Rabelais in Fernost?
Rabelais in Fernost?
Der chinesische Romancier Yu Hua. Erfahrungen seines deutschen Übersetzers mit Autor und Werk
- Termin: Dienstag, 27. April 2010
- Uhrzeit: 15.00 Uhr
- Ort: Kleiner Saal, Stadtbücherei Heidelberg, Poststraße 15, 69115 Heidelberg
Ulrich Kautz liest aus den von ihm ins Deutsche übersetzten Romanen des chinesischen Bestsellerautors Yu Hua, Jahrgang 1960, und stellt den Autor näher vor, den er bei vielen gemeinsamen Lesereisen gut kennenlernte.„Brüder“ heißt das bisher letzte Buch von Yu Hua, das sich allein in China mehr als 1,5 Millionen Mal verkaufte. Es erzählt von zwei ungleichen Brüdern, die als Kinder die Kulturrevolution erleben und erleiden und sich als Erwachsene den neuartigen Anforderungen und Belastungen des heute in China herrschenden Turbokapitalismus stellen müssen. Es ist die Geschichte vom unaufhaltsamen Aufstieg des schlitzohrigen Glatzkopf-Li und vom ebenso unaufhaltsamen Abstieg seines „braven“ Stiefbruders Song Gang, der der rasanten Entwicklung im heutigen China nicht gewachsen ist. Es handelt sich um eine Groteske, nicht frei von tragischen Elementen, in so drastischer und farbenreicher Sprache, dass der Autor von einem französischen Rezensenten schon einmal als „Rabelais in Fernost“ apostrophiert wurde. Der Abend über Yu Hua ist jedoch nicht allein dem neuen Werk gewidmet, sondern beschäftigt sich auch mit seinen früheren Romanen „Leben!“ (1994 von Zhang Yimou verfilmt) und „Der Mann, der sein Blut verkaufte“, die von ihrer literarischen Qualität her mindestens ebenso hoch einzustufen sind wie „Brüder“. „Leben!“ ist die Geschichte des Bauern Fugui und seiner Familie vor dem Hintergrund der wechselvollen Geschichte Chinas in der zweiten Hälfte des 20. Jahrhunderts. „Der Mann, der sein Blut verkaufte“ umspannt die ersten vierzig Jahre der Volksrepublik, als der einfache Arbeiter Xu Sanguan mit seiner Frau unter großen Schwierigkeiten drei Söhne großzieht. Um Geld aufzutreiben, spendet er immer wieder Blut, was ihn fast das Leben kostet. Wie in „Leben!“ wird der Bericht über das mitunter tragische Leben der Protagonisten mit dem Yu Huas Werke kennzeichnenden skurrilen Humor unterlegt, sodass auch Nichtchinesen leicht Zugang zur Lebenswirklichkeit und Gefühlswelt dieser Bücher finden.

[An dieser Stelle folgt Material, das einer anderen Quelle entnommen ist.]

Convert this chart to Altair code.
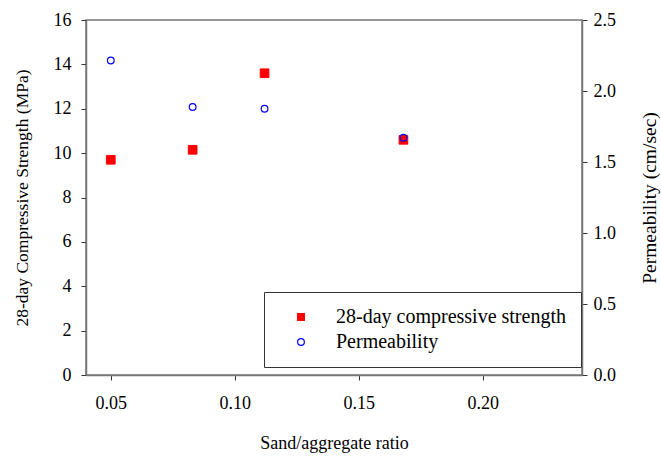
import altair as alt
import pandas as pd

ratio = [0.05, 0.083, 0.112, 0.168]
strength = [9.7, 10.15, 13.6, 10.6]
permeability = [2.215, 1.887, 1.875, 1.671]

s1 = "28-day compressive strength"
s2 = "Permeability"

df1 = pd.DataFrame({"ratio": ratio, "value": strength, "series": s1})
df2 = pd.DataFrame({"ratio": ratio, "value": permeability, "series": s2})

FONT = "Liberation Serif"
dom = [s1, s2]

xenc = alt.X("ratio:Q", scale=alt.Scale(domain=[0.04, 0.24], nice=False, zero=False),
             axis=alt.Axis(values=[0.05, 0.10, 0.15, 0.20], format=".2f",
                           title="Sand/aggregate ratio", labelPadding=14, titlePadding=22))
shape = alt.Shape("series:N", scale=alt.Scale(domain=dom, range=["square", "circle"]), title=None)
fill = alt.Fill("series:N", scale=alt.Scale(domain=dom, range=["#ff0000", "transparent"]), title=None)
stroke = alt.Stroke("series:N", scale=alt.Scale(domain=dom, range=["#ff0000", "#0000ff"]), title=None)

l1 = alt.Chart(df1).mark_point(opacity=1, size=75, strokeWidth=1).encode(
    x=xenc,
    y=alt.Y("value:Q", scale=alt.Scale(domain=[0, 16], nice=False),
            axis=alt.Axis(orient="left", values=list(range(0, 17, 2)),
                          title="28-day Compressive Strength (MPa)", labelPadding=10,
                          titlePadding=22, titleFontSize=17.5)),
    shape=shape, fill=fill, stroke=stroke,
)
l2 = alt.Chart(df2).mark_point(opacity=1, size=45, strokeWidth=1.2).encode(
    x=xenc,
    y=alt.Y("value:Q", scale=alt.Scale(domain=[0, 2.5], nice=False),
            axis=alt.Axis(orient="right", values=[0, 0.5, 1.0, 1.5, 2.0, 2.5], format=".1f",
                          title="Permeability (cm/sec)", labelPadding=6, titlePadding=44,
                          titleAngle=270, titleFontSize=19.5)),
    shape=shape, fill=fill, stroke=stroke,
)

chart = alt.layer(l1, l2).resolve_scale(y="independent").properties(
    width=496, height=355,
    autosize=alt.AutoSizeParams(type="none"),
    padding={"left": 86, "top": 20, "right": 79, "bottom": 81},
).configure_view(stroke="#777777", strokeWidth=1.5).configure_axis(
    labelFont=FONT, titleFont=FONT, labelFontSize=18, titleFontSize=18,
    titleFontWeight="normal", labelColor="black", titleColor="black",
    domainColor="#777777", domainWidth=1.5, tickColor="#333333", tickSize=5, grid=False,
).configure_legend(
    orient="none", legendX=178, legendY=272, strokeColor="#333333", fillColor="white",
    padding=15, labelFont=FONT, labelFontSize=20, labelColor="black", labelLimit=400,
    symbolSize=45, symbolStrokeWidth=1.2, labelOffset=25, symbolOffset=12, rowPadding=5,
)

chart.save("out.html", embed_options={"renderer": "svg", "actions": False})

Prof. Dr. Ulrich Kautz, Jahrgang 1939, studierter Diplom-Übersetzer und -Dolmetscher für Englisch und Chinesisch, arbeitete nach jahrelanger praktischer Tätigkeit als Translator mehrere Jahrzehnte lang als Hochschullehrer sowie als Übersetzer zeitgenössischer chinesischer Belletristik. Von ihm liegen neben einem Handbuch „Didaktik des Übersetzens und Dolmetschens“ u. a. zahlreiche Übersetzungen chinesischer Schriftsteller wie Yu Hua, Wang Meng, Wang Shuo, Yan Lianke, Feng Li u. a. vor. Im Jahr 2007 erhielt er von der chinesischen Regierung den Staatspreis für besondere Verdienste um die chinesische Literatur im Ausland.